I decided to run the web page analyzer (excellent tool) against the front pages of a few of the latest and greatest search engines and also do a little analysis of my own. Here are some of the results in one of the only tables you’ll ever see on this site:
Yahoo was the surprise winner here. Their HTML was alright but I think could be reduced quite a bit without losing anything. You’ll note they have the heaviest HTML of the bunch, heavier than other sites showing quite a bit more on their front page. They should probably talk to Doug. Overall though I think Yahoo has consistently been doing great nearly-standards-compliant work in their new designs. Yahoo could save about 67% of their HTML size with compression. Interestingly, Yahoo was the only site to specify ISO-8859-1 encoding, all the others claimed UTF-8.
Google was optimized to the hilt, but it’s kind of silly that they put so much effort into their markup but couldn’t go the last inch and make it valid HTML 4. They could probably make it a bit smaller with some more intelligent CSS usage. At least they don’t have font tags anymore. I think under normal circumstances they would have won but they have an olympic logo right now that’s pretty heavy. Google was the only site that used gzip compression for their HTML, but even uncompressed they only weighed in at about 2.4 kilobytes, still the lightest of the group.
Technorati clearly had the smartest markup of the group, and was the only one that validated. (An impressive feat for any website in this day and age.) Their markup is clean as a whistle with excellent structure and logic, and their numbers aren’t bad when you consider that they have a lot of stuff on their front page. This isn’t too surprising since Tantek did it. Their CSS, however, is pretty heavy. It’s strange because it’s very optimized in some ways but bloated in others, I think they could cut a few K from it pretty easily. One smart thing they did is have the CSS named with the date, so it’s name versioned and they can update it monthly without caching issues. All that said, they’re so far ahead of everything else they don’t need to worry about much. Technorati could save about 53% of their XHTML size with compression.
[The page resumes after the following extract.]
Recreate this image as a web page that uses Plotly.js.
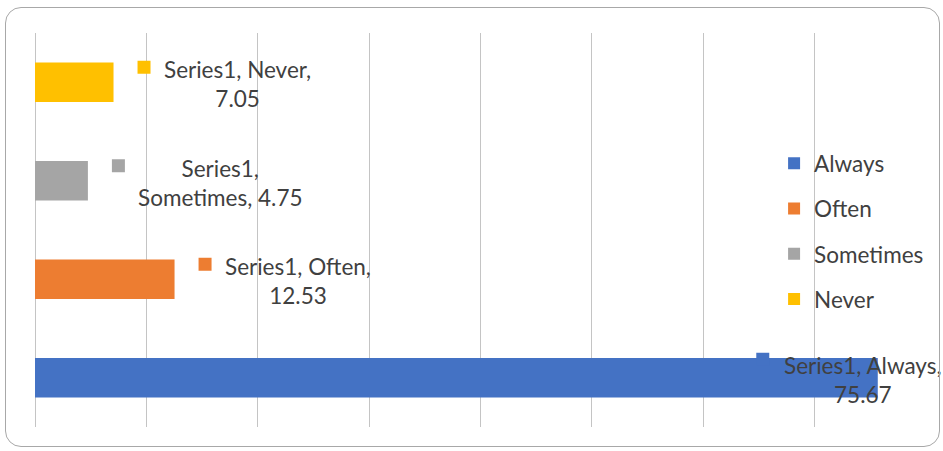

Feedster has its heart in the right place, but the implementation falls far short. For example it has a XHTML 1.1
doctype but then has the needless XML declaration at the top throwing IE into quirks mode. They use CSS in places, but then they have a table with 75 non-breaking spaces in it for positioning. There’s a ton needless markup, including a full kilobyte of HTML comments. On the bright side, they have the most room to improve. Feedster could save about 61% of their XHTML size with compression.